Consequences of Non-Compliance and Remedial Steps

Trading Suspension and the HKEX’s Disciplinary Powers

Failure to comply with the disclosure timeline or format can result in a trading suspension. Under Rule 6.01(1), the HKEX may suspend trading in an issuer’s securities if it considers that the issuer has failed to disclose price-sensitive information. A delayed or inaccurate poll results announcement is considered price-sensitive, as it directly affects shareholders’ ability to assess the outcome of a vote.

The HKEX’s disciplinary powers include public reprimands, fines, and, in severe cases, a direction to the issuer to convene a fresh shareholder meeting. A 2025 case (HKEX Disciplinary Committee Decision 2025-03) involved an issuer that submitted an incorrect vote count in its preliminary announcement, stating that a resolution had been passed when it had not. The error was discovered 6 hours later, and the issuer published a corrective announcement. The HKEX suspended trading for 2 days and imposed a fine of HKD 3 million. The issuer was also required to appoint an independent reviewer to audit its disclosure controls.

The remedial step for a late filing is to file the announcement immediately and then submit a formal explanation to the HKEX. The HKEX will assess whether the delay was due to a “system failure” or “circumstances beyond the issuer’s control.” A simple administrative error, such as a forgotten password to the EDIS system, is not considered a valid excuse. The HKEX’s Guidance Letter GL92-18 (updated 2024) provides a non-exhaustive list of acceptable reasons, which includes a power outage at the issuer’s registered office or a failure of the EDIS system itself.

Correcting Errors in a Filed Announcement

If an error is discovered in a filed announcement, the issuer must publish a corrective announcement as soon as possible. The corrective announcement must be clearly labelled as a “Correction to the Poll Results Announcement” and must include a detailed explanation of the error and the corrected figures.

The HKEX does not permit the withdrawal of a filed announcement. Once an announcement is submitted to EDIS, it is considered a public document. The issuer cannot simply delete it and re-file. Instead, the issuer must file a corrective announcement, and the original announcement remains on the HKEX’s website. This creates a permanent record of the error, which can be used by the SFC or the HKEX in future enforcement actions.

A best practice is to have a second legal counsel or a company secretary independently verify the vote count and the format of the announcement before filing. The cost of a pre-filing review is negligible compared to the potential fines and reputational damage from a public error.

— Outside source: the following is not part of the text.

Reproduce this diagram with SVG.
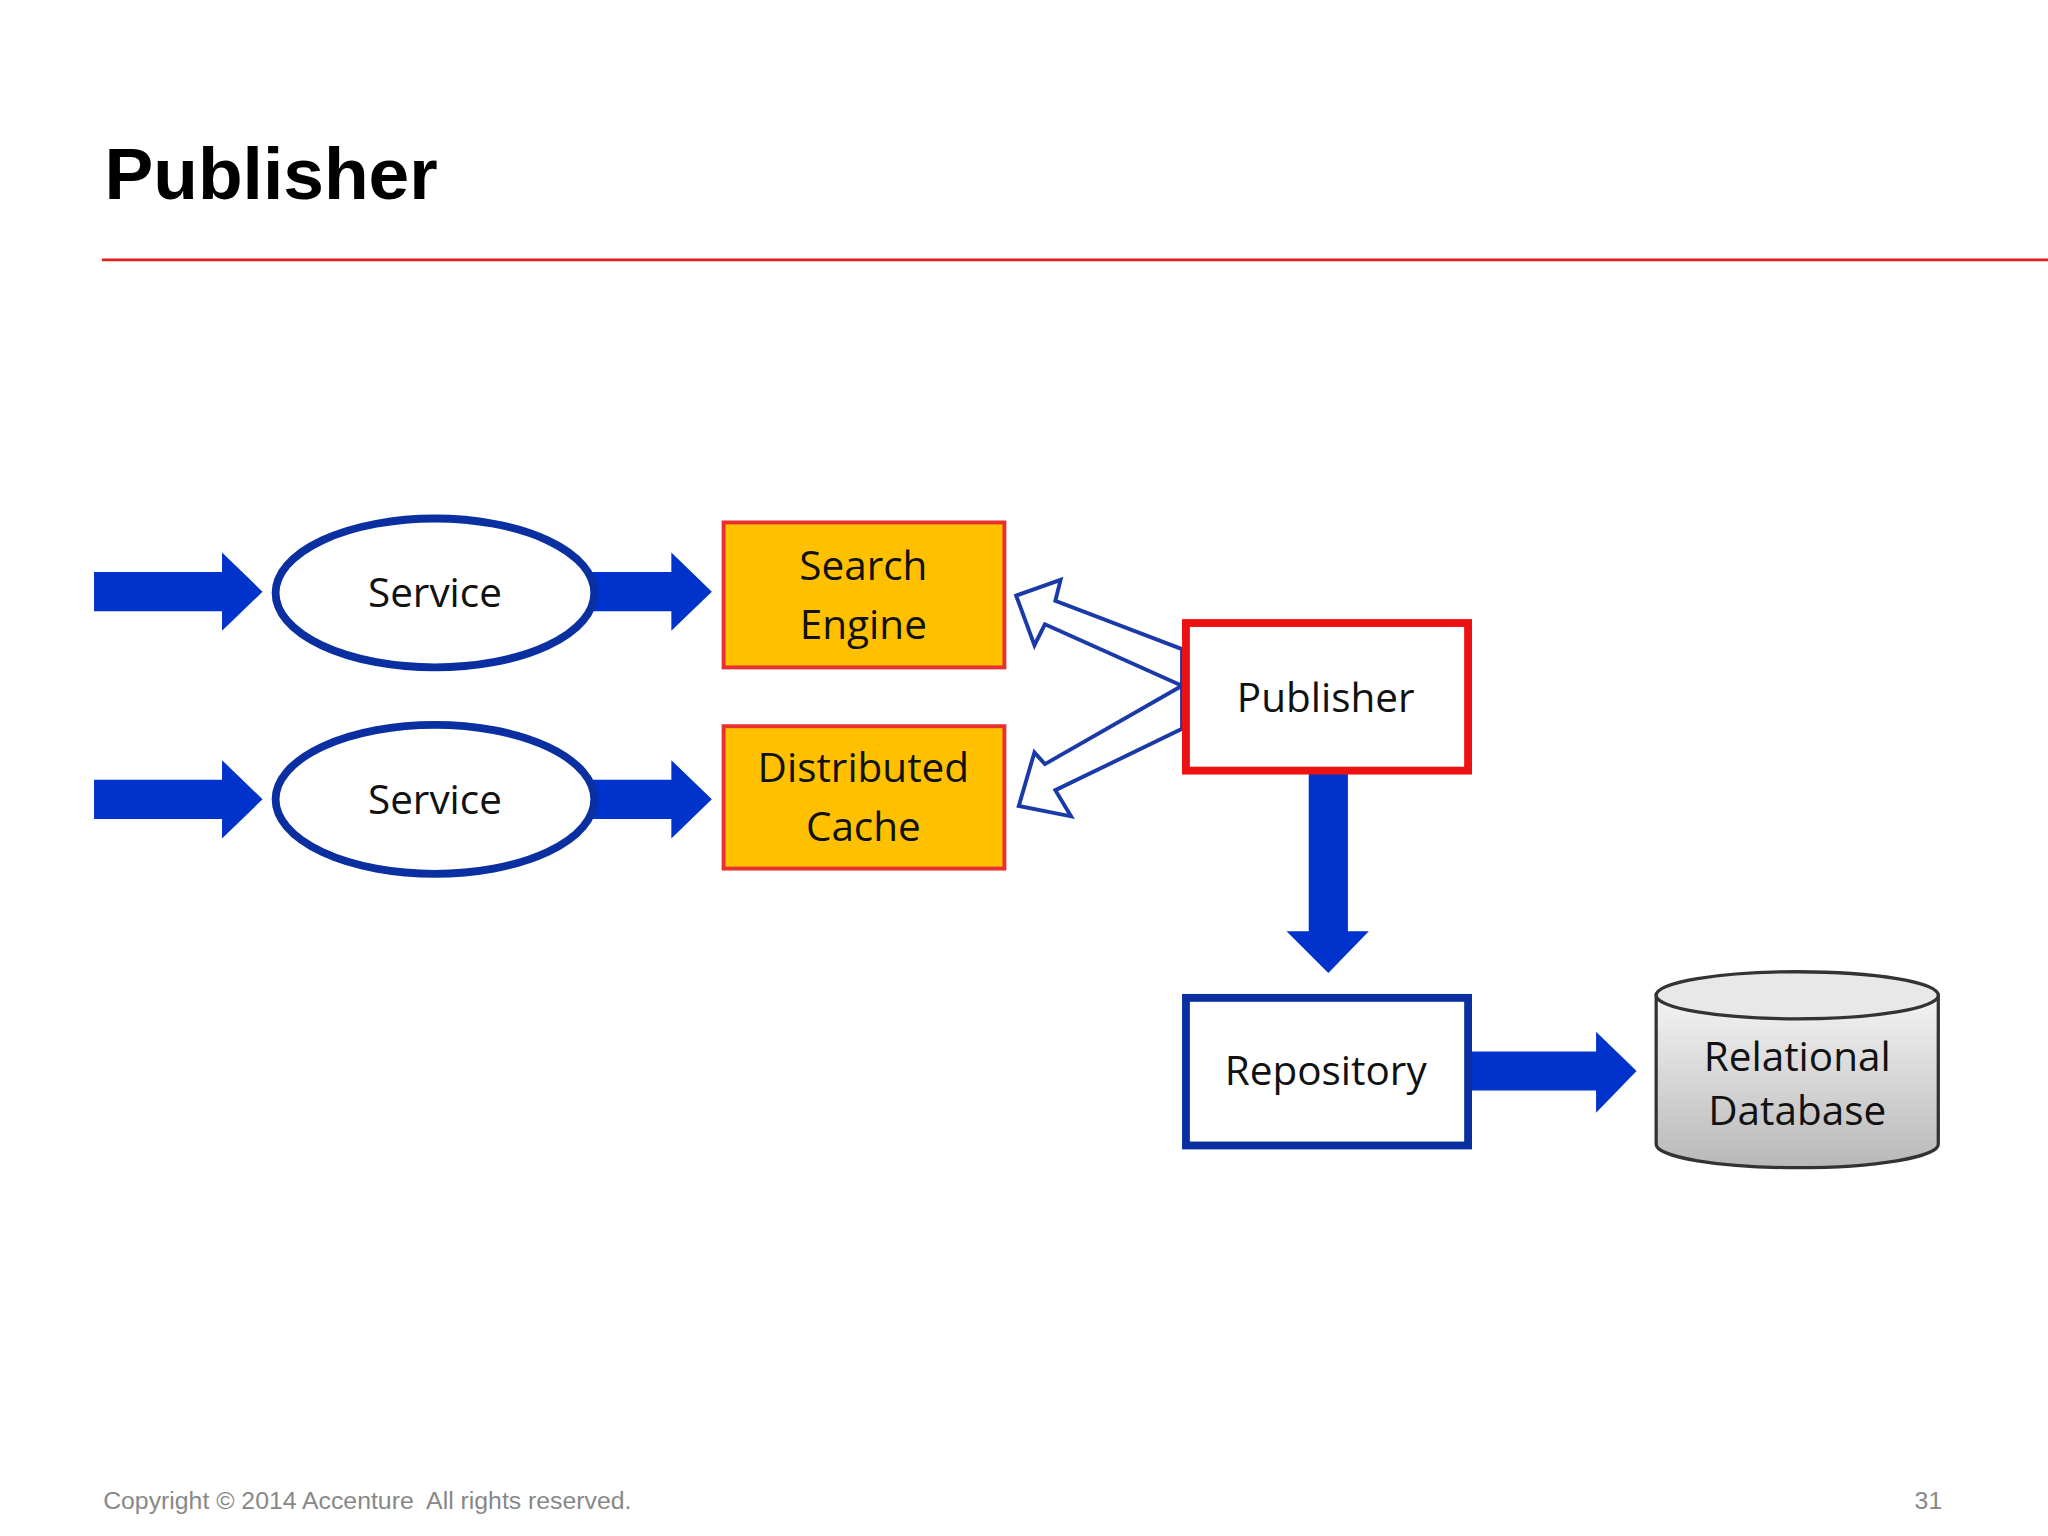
<svg xmlns="http://www.w3.org/2000/svg" width="2048" height="1536" viewBox="0 0 2048 1536">
<defs>
<style>
.t{font-family:"Open Sans","DejaVu Sans",sans-serif;font-size:31px;fill:#111;text-anchor:middle}
.blue{fill:#0033cc}
.hol{fill:#fff;stroke:#1a3aa8;stroke-width:3}
</style>
<linearGradient id="g" x1="0" y1="0" x2="0" y2="1"><stop offset="0" stop-color="#f4f4f4"/><stop offset="1" stop-color="#b8b8b8"/></linearGradient>
</defs>
<rect width="2048" height="1536" fill="#fff"/>
<g transform="scale(1.30612)">
<text x="80" y="152" font-family="Liberation Sans,Arial,sans-serif" font-weight="bold" font-size="56" fill="#000">Publisher</text>
<line x1="78" y1="199" x2="1568" y2="199" stroke="#e02020" stroke-width="2"/>
<g id="connectors">
<polygon class="blue" points="72,438 170,438 170,423 201,453 170,483 170,468 72,468"/>
<polygon class="blue" points="72,597 170,597 170,582 201,612 170,642 170,627 72,627"/>
<polygon class="blue" points="450,438 514,438 514,423 545,453 514,483 514,468 450,468"/>
<polygon class="blue" points="450,597 514,597 514,582 545,612 514,642 514,627 450,627"/>
<polygon class="hol" points="905,497 808,460 812,444 778,456 792,494 800,478 905,525"/>
<polygon class="hol" points="905,525 800,585 792,576 780,617 820,625 808,605 905,558"/>
<polygon class="blue" points="1002,590 1032,590 1032,713 1048,713 1017,745 985,713 1002,713"/>
<polygon class="blue" points="1127,805 1222,805 1222,790 1253,820 1222,852 1222,835 1127,835"/>
</g>
<g id="service1"><ellipse cx="333" cy="454" rx="122" ry="57" fill="#fff" stroke="#0a2fa0" stroke-width="6"/><text class="t" x="333" y="465">Service</text></g>
<g id="service2"><ellipse cx="333" cy="612" rx="122" ry="57" fill="#fff" stroke="#0a2fa0" stroke-width="6"/><text class="t" x="333" y="623">Service</text></g>
<g id="search"><rect x="554" y="400" width="215" height="111" fill="#ffc000" stroke="#e83030" stroke-width="3"/><text class="t" x="661" y="444">Search</text><text class="t" x="661" y="489">Engine</text></g>
<g id="cache"><rect x="554" y="556" width="215" height="109" fill="#ffc000" stroke="#e83030" stroke-width="3"/><text class="t" x="661" y="599">Distributed</text><text class="t" x="661" y="644">Cache</text></g>
<g id="publisher"><rect x="908" y="477" width="216" height="113" fill="#fff" stroke="#ee1111" stroke-width="6"/><text class="t" x="1015" y="545">Publisher</text></g>
<g id="repository"><rect x="908" y="764" width="216" height="113" fill="#fff" stroke="#0a2fa0" stroke-width="6"/><text class="t" x="1015" y="831">Repository</text></g>
<g id="database">
<path d="M1268,762 L1268,876 A108,18 0 0 0 1484,876 L1484,762 Z" fill="url(#g)" stroke="#333" stroke-width="2.5"/>
<ellipse cx="1376" cy="762" rx="108" ry="18" fill="#e8e8e8" stroke="#333" stroke-width="2.5"/>
<text class="t" x="1376" y="820">Relational</text><text class="t" x="1376" y="861">Database</text>
</g>
<text x="79" y="1155" font-family="Liberation Sans,Arial,sans-serif" font-size="19" fill="#888" xml:space="preserve">Copyright © 2014 Accenture  All rights reserved.</text>
<text x="1487" y="1155" font-family="Liberation Sans,Arial,sans-serif" font-size="19" fill="#888" text-anchor="end">31</text>
</g>
</svg>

Actionable Takeaways for Issuers

  1. Pre-draft both the preliminary and detailed announcements before the meeting, including the standardised table from Appendix 24, and have them ready for immediate filing within 30 minutes of the chairman’s closing statement.
  2. Ensure the scrutineer’s report is signed and dated at the meeting, and that the scrutineer has confirmed the identity of all proxy holders, as mandated by the 2025 amendment to Rule 13.45.
  3. For connected transaction or whitewash resolutions, obtain pre-clearance from the HKEX’s Listing Division on the timeline and content of the announcement, particularly if there is any risk of delay due to outstanding regulatory conditions.
  4. Appoint a dedicated compliance officer to monitor the EDIS system for confirmation of receipt; a failure of the announcement to upload is not an excuse for a late filing, and the issuer must contact the HKEX’s Market Surveillance team immediately if a system issue arises.
  5. Conduct a post-meeting audit of the disclosure process within 5 business days, reviewing the accuracy of the vote count, the format of the announcement, and the timeliness of the filing, to identify any procedural gaps before the next shareholder meeting.